◆ **Directions for this task**
For each line below that contains the string "with", copy that line.

◆ **Supplied information**
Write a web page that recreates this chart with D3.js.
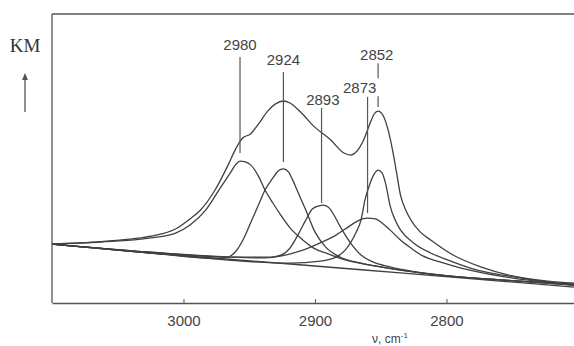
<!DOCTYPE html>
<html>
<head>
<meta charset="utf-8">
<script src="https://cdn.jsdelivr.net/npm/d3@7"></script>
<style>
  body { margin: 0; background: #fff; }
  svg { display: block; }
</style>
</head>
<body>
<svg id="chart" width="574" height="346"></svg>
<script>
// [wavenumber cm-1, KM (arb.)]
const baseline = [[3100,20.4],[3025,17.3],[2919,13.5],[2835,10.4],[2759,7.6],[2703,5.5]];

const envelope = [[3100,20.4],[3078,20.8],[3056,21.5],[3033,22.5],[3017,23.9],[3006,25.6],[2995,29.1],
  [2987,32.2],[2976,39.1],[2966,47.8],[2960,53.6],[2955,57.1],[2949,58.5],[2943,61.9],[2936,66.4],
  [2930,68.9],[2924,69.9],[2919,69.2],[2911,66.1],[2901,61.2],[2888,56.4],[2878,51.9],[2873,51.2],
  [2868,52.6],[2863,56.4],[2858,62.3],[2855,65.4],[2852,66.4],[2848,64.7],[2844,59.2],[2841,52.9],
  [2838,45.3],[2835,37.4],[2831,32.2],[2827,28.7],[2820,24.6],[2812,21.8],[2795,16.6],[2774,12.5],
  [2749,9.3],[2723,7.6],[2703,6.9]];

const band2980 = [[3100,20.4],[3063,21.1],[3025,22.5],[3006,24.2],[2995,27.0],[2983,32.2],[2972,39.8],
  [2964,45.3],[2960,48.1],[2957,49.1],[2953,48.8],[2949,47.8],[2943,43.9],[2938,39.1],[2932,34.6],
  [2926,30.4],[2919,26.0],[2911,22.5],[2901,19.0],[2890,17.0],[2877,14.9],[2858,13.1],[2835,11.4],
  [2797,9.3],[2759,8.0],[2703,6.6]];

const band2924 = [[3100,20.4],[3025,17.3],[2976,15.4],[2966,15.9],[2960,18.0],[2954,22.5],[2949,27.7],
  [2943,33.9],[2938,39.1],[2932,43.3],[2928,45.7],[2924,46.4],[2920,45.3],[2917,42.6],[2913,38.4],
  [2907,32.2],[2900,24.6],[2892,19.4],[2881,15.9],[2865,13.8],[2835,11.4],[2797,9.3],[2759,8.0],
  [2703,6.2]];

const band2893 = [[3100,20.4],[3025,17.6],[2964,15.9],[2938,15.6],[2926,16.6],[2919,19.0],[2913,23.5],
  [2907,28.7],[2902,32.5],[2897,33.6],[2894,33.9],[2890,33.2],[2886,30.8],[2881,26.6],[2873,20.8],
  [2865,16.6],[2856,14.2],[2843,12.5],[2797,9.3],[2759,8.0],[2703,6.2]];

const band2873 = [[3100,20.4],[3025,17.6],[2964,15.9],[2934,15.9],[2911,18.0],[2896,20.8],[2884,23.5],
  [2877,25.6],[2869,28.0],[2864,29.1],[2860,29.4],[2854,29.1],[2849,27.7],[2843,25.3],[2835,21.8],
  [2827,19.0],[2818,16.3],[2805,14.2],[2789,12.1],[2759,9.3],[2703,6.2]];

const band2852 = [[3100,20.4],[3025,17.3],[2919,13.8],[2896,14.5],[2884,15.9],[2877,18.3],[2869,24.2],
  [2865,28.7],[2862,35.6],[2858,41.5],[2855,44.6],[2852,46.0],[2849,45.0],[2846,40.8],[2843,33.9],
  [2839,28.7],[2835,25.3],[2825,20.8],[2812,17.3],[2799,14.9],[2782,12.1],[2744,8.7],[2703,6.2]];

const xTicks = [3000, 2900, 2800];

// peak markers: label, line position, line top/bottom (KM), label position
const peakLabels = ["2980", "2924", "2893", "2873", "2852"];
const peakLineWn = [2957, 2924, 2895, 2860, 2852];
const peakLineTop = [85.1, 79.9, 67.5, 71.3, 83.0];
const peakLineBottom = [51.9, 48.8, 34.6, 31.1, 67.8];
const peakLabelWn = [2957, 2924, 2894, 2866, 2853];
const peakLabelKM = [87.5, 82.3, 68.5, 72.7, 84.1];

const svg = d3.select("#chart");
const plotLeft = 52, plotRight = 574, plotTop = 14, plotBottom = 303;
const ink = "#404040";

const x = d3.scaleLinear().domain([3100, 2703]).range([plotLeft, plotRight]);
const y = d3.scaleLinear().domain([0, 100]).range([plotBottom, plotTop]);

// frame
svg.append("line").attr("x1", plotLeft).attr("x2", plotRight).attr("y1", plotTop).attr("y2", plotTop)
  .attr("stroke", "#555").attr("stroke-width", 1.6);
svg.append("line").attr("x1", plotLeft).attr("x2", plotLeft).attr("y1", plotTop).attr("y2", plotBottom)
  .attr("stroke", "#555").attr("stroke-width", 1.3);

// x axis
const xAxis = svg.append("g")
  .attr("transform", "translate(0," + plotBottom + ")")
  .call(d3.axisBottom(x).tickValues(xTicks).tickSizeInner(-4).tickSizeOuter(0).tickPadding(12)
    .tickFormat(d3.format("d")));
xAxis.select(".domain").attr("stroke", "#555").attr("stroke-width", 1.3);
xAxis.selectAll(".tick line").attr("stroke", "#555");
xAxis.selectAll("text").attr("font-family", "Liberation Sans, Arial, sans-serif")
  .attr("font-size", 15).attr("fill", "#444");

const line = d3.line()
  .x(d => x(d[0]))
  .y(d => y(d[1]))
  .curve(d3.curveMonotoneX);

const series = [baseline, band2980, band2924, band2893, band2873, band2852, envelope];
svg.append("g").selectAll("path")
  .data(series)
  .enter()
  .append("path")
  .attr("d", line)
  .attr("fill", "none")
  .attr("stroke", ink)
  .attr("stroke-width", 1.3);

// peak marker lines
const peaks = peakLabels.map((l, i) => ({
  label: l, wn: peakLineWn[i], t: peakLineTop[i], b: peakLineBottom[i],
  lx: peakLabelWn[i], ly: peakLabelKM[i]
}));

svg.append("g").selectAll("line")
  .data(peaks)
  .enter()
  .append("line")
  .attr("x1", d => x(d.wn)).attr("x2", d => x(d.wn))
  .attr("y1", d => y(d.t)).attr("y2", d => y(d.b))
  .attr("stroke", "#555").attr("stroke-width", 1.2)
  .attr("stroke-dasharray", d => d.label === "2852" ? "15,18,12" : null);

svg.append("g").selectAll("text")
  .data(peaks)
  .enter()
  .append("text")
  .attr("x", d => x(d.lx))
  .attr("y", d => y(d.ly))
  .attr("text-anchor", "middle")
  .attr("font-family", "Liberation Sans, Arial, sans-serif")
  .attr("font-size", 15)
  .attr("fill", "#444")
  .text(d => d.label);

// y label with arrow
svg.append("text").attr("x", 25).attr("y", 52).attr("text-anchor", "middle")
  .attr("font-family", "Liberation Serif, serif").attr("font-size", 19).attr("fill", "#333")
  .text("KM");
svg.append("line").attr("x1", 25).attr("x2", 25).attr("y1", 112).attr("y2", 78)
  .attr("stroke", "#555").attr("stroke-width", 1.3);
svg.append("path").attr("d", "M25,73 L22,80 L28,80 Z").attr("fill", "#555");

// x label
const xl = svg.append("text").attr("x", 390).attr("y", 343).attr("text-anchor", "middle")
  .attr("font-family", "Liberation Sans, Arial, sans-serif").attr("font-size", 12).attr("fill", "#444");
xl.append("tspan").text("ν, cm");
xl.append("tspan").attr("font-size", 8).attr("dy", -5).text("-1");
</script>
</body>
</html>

◆ **Solved exercise**
Write a web page that recreates this chart with D3.js.
// y label with arrow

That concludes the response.